### Raw data
_ _ _

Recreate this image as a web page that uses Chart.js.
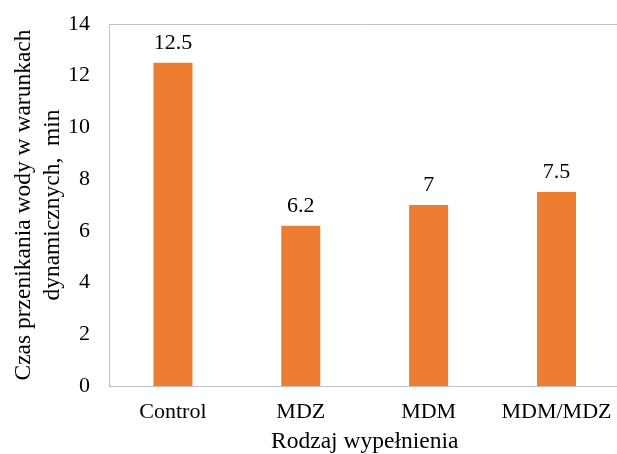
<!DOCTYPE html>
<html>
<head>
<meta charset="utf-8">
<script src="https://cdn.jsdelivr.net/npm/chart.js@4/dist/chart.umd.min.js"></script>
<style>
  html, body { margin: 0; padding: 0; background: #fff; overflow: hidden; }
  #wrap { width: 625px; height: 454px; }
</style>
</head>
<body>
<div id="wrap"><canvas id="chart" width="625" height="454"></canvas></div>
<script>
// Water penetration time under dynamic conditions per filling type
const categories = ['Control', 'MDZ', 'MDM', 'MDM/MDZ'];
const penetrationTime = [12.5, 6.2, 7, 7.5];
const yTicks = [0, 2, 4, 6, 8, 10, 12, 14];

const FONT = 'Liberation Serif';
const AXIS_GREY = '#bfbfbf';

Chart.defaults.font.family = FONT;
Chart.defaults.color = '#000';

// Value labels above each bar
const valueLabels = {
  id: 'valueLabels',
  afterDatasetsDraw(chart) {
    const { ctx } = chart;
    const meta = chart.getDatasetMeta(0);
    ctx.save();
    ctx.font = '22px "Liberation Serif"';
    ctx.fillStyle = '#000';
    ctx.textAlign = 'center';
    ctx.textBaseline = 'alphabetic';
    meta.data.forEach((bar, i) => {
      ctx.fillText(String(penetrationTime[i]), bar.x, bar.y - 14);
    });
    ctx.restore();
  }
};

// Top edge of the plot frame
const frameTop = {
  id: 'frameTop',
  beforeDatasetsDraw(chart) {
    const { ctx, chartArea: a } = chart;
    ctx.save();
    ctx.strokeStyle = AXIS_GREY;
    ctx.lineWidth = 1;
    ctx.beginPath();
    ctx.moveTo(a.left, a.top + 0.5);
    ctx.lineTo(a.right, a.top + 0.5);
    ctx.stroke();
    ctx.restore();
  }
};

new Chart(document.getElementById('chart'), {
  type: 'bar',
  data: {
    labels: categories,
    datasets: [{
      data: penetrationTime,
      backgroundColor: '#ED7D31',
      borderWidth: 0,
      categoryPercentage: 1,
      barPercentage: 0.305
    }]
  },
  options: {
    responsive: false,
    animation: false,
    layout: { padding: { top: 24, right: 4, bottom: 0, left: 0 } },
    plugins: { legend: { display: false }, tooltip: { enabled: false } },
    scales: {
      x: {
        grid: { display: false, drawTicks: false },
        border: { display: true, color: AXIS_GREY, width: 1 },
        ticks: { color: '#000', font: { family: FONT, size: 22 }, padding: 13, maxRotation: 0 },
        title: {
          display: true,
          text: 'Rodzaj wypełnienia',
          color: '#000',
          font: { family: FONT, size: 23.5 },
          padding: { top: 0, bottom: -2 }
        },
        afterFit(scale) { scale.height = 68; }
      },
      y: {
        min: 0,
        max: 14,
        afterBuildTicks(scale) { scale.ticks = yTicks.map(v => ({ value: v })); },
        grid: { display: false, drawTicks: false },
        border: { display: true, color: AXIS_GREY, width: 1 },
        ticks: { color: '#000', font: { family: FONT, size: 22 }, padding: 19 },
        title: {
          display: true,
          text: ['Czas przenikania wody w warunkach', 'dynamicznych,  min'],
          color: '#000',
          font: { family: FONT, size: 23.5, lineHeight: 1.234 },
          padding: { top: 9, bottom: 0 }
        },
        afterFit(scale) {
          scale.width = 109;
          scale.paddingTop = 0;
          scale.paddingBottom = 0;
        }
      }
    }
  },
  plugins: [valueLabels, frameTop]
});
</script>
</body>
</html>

_ _ _

### Problem statement
Leave the pictures out and please restate exactly the lines running from the start of the material through the one with "Chart.defaults.color = '#000';".

### Solution
Recreate this image as a web page that uses Chart.js.
<!DOCTYPE html>
<html>
<head>
<meta charset="utf-8">
<script src="https://cdn.jsdelivr.net/npm/chart.js@4/dist/chart.umd.min.js"></script>
<style>
  html, body { margin: 0; padding: 0; background: #fff; overflow: hidden; }
  #wrap { width: 625px; height: 454px; }
</style>
</head>
<body>
<div id="wrap"><canvas id="chart" width="625" height="454"></canvas></div>
<script>
// Water penetration time under dynamic conditions per filling type
const categories = ['Control', 'MDZ', 'MDM', 'MDM/MDZ'];
const penetrationTime = [12.5, 6.2, 7, 7.5];
const yTicks = [0, 2, 4, 6, 8, 10, 12, 14];

const FONT = 'Liberation Serif';
const AXIS_GREY = '#bfbfbf';

Chart.defaults.font.family = FONT;
Chart.defaults.color = '#000';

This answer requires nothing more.